Transcribe the whole listing below without changing a word, but leave out every image.

--------------------

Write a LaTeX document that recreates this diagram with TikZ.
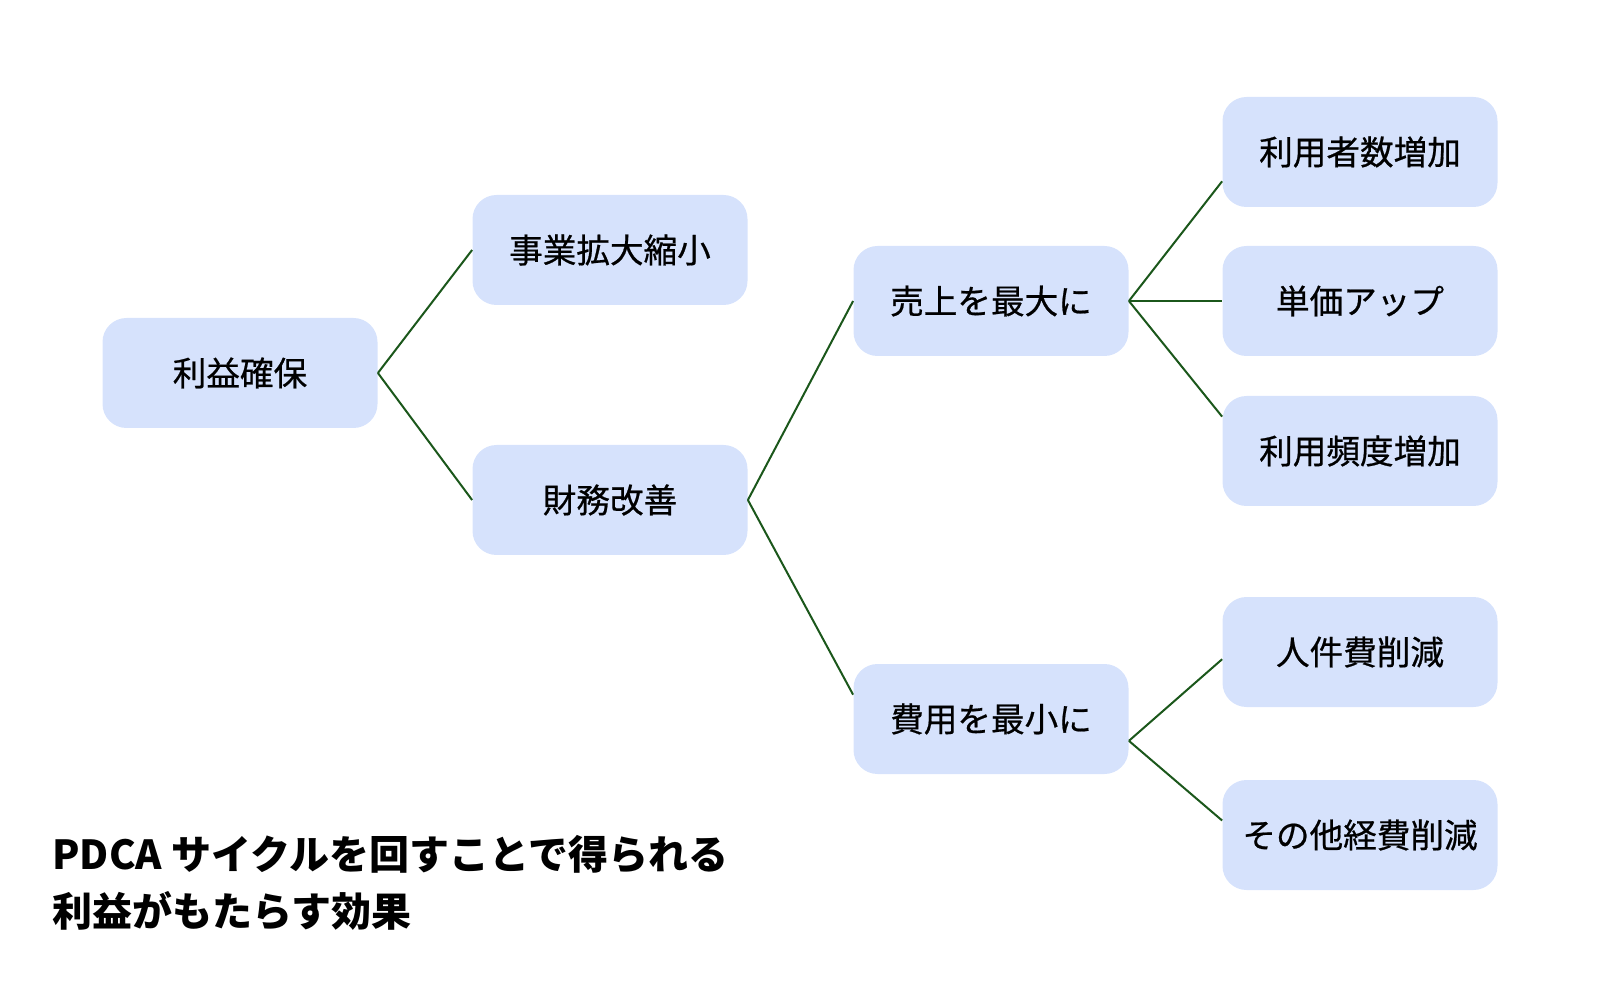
\documentclass[tikz,border=0pt]{standalone}
\usepackage{fontspec}
\setmainfont{Noto Sans CJK JP}
\newfontfamily\kastenfont[FakeBold=0.6]{Noto Sans CJK JP}
\definecolor{boxblue}{HTML}{D6E2FC}
\definecolor{linkgreen}{HTML}{1B571B}

\begin{document}
\begin{tikzpicture}[x=0.5pt,y=-0.5pt,
		box/.style={fill=boxblue,rounded corners=12pt,minimum width=137.5pt,minimum height=55pt,inner sep=0pt,font=\kastenfont\fontsize{16.8pt}{20pt}\selectfont},
		link/.style={draw=linkgreen,line width=1pt},
		titel/.style={anchor=west,inner sep=0pt,font=\fontsize{20pt}{24pt}\selectfont\bfseries}]
		\useasboundingbox (0,0) rectangle (1600,988);
		%%%% Kaesten
		\foreach \n/\x/\y/\t in {r/240/373/利益確保, e/610/250/事業拡大縮小, f/610/500/財務改善,
			s/991/301/売上を最大に, h/991/719/費用を最小に,
			u1/1360/152/利用者数増加, u2/1360/301/単価アップ, u3/1360/451/利用頻度増加,
			k1/1360/652/人件費削減, k2/1360/835/その他経費削減} {
			\node[box] (\n) at (\x,\y) {\t};
		}
		%%%% Verbindungen
		\foreach \a/\b in {r.east/e.west, r.east/f.west, f.east/s.west, f.east/h.170,
			s.east/u1.192, s.east/u2.west, s.east/u3.166, h.351/k1.183, h.351/k2.174} {
			\draw[link] (\a) -- (\b);
		}
		%%%% Titel
		\node[titel] (t1) at (52,854) {PDCA サイクルを回すことで得られる};
		\node[titel] (t2) at (52,911) {利益がもたらす効果};
\end{tikzpicture}
\end{document}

--------------------

_Output for this task:_
Write a LaTeX document that recreates this diagram with TikZ.
\documentclass[tikz,border=0pt]{standalone}
\usepackage{fontspec}
\setmainfont{Noto Sans CJK JP}
\newfontfamily\kastenfont[FakeBold=0.6]{Noto Sans CJK JP}
\definecolor{boxblue}{HTML}{D6E2FC}
\definecolor{linkgreen}{HTML}{1B571B}

\begin{document}
\begin{tikzpicture}[x=0.5pt,y=-0.5pt,
		box/.style={fill=boxblue,rounded corners=12pt,minimum width=137.5pt,minimum height=55pt,inner sep=0pt,font=\kastenfont\fontsize{16.8pt}{20pt}\selectfont},
		link/.style={draw=linkgreen,line width=1pt},
		titel/.style={anchor=west,inner sep=0pt,font=\fontsize{20pt}{24pt}\selectfont\bfseries}]
		\useasboundingbox (0,0) rectangle (1600,988);
		%%%% Kaesten
		\foreach \n/\x/\y/\t in {r/240/373/利益確保, e/610/250/事業拡大縮小, f/610/500/財務改善,
			s/991/301/売上を最大に, h/991/719/費用を最小に,
			u1/1360/152/利用者数増加, u2/1360/301/単価アップ, u3/1360/451/利用頻度増加,
			k1/1360/652/人件費削減, k2/1360/835/その他経費削減} {
			\node[box] (\n) at (\x,\y) {\t};
		}
		%%%% Verbindungen
		\foreach \a/\b in {r.east/e.west, r.east/f.west, f.east/s.west, f.east/h.170,
			s.east/u1.192, s.east/u2.west, s.east/u3.166, h.351/k1.183, h.351/k2.174} {
			\draw[link] (\a) -- (\b);
		}
		%%%% Titel
		\node[titel] (t1) at (52,854) {PDCA サイクルを回すことで得られる};
		\node[titel] (t2) at (52,911) {利益がもたらす効果};
\end{tikzpicture}
\end{document}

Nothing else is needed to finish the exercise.